The prime challenge today is to resolve politically outstanding proliferation matters through negotiations. To this end, Norway urges countries concerned to heed the calls of the international community, expressed through the UN Security Council and the IAEA.
In the pursuit of a non-proliferation architecture, we must put safeguards at the centre our efforts. Safeguards are essential to ensure that all nuclear activities are devoted exclusively to peaceful activities. For this reason, Norway reaffirms that the IAEA Comprehensive Safeguards and the Additional Protocol constitute the verification norm.
We are worried that only 90 countries have implemented the Model Additional Protocol, 12 years after the adoption by the IAEA Board of Governors of the Model Additional Protocol. It is also highly unsatisfactory that 18 countries have not even implemented the Comprehensive Safeguards Agreements. Norway remains convinced that it is in the interest of each country to conclude the necessary safeguards arrangements, and thus be better positioned to take part in peaceful nuclear cooperation.
It is now high time to fully universalise the Comprehensive Safeguards Agreements and the Additional Protocol. We must empower the IAEA, politically and financially, to carry out its crucial verification task. In order to make even better use of available resources, states parties should be encouraged to do their utmost in order to qualify for integrated safeguards.
A credible architecture should recognise that export control is important to sustain the global non-proliferation norm. That is the intention of the NSG and the Zangger Committee. Norway urges all states parties to adopt and enforce adequate national export control legislation, as also called for by UN Security Council Resolution 1540.
National measures are also vital in the field of physical security and safety of nuclear material. Norway is in the process of ratifying various legally binding instruments such as the Convention to Combat Nuclear Terrorism and the amended Convention on the Physical Protection of Nuclear Material. Norway urges other countries to follow suit.
Norway has for some years maintained that minimising the use of highly enriched uranium in the civilian sector will further strengthen our overall non-proliferation efforts, not least by preventing non-state actors from acquiring material which may be used in a crude nuclear device. We are convinced that it is possible from both a technological and financial perspective to convert most of the existing civilian nuclear installations to use low enriched uranium.
A credible non-proliferation architecture must clearly reconcile our efforts to prevent the spread of nuclear weapons and material with peaceful applications of the atom. Norway remains convinced that enhanced multilateral cooperation in fuel cycle approaches would serve all the three pillars of the NPT.
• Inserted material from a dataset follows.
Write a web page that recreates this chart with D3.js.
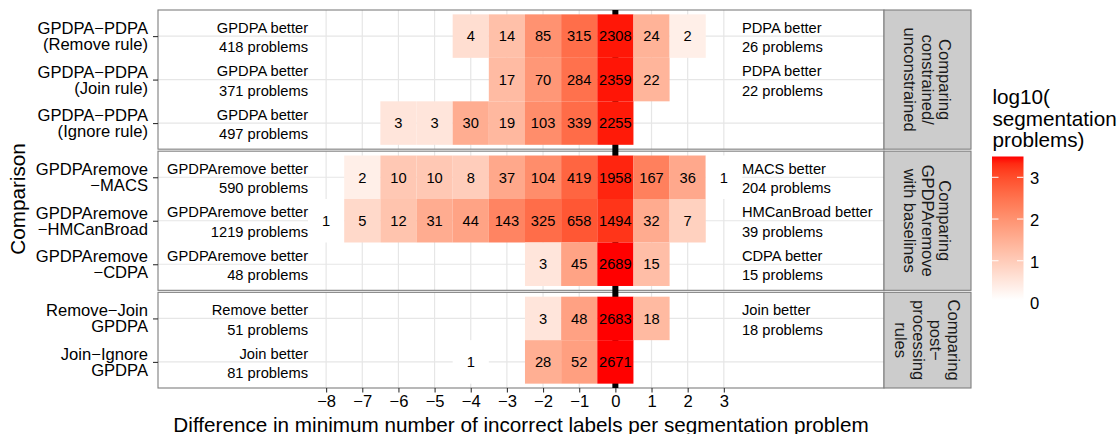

Norway has allocated USD 5 million for the establishment of a fuel bank under IAEA auspices. The fuel bank represents one of several contributions to a number of different approaches to promote cooperation on the production of nuclear fuel and on managing nuclear waste. My delegation expects that the next review cycle will look more actively into the field of nuclear fuel cycle approaches with a view to finding solutions that accommodate our non-proliferation concerns, while at the same time facilitating peaceful uses.
To conclude, a credible non-proliferation architecture will require commitment and ownership from all states parties. The IAEA will of course have to play a key role. But we need a broader partnership involving the nuclear industry. The valuable contributions by other important initiatives such as the Global Initiative against Nuclear Terrorism, the Global Partnership and the PSI are also appreciated.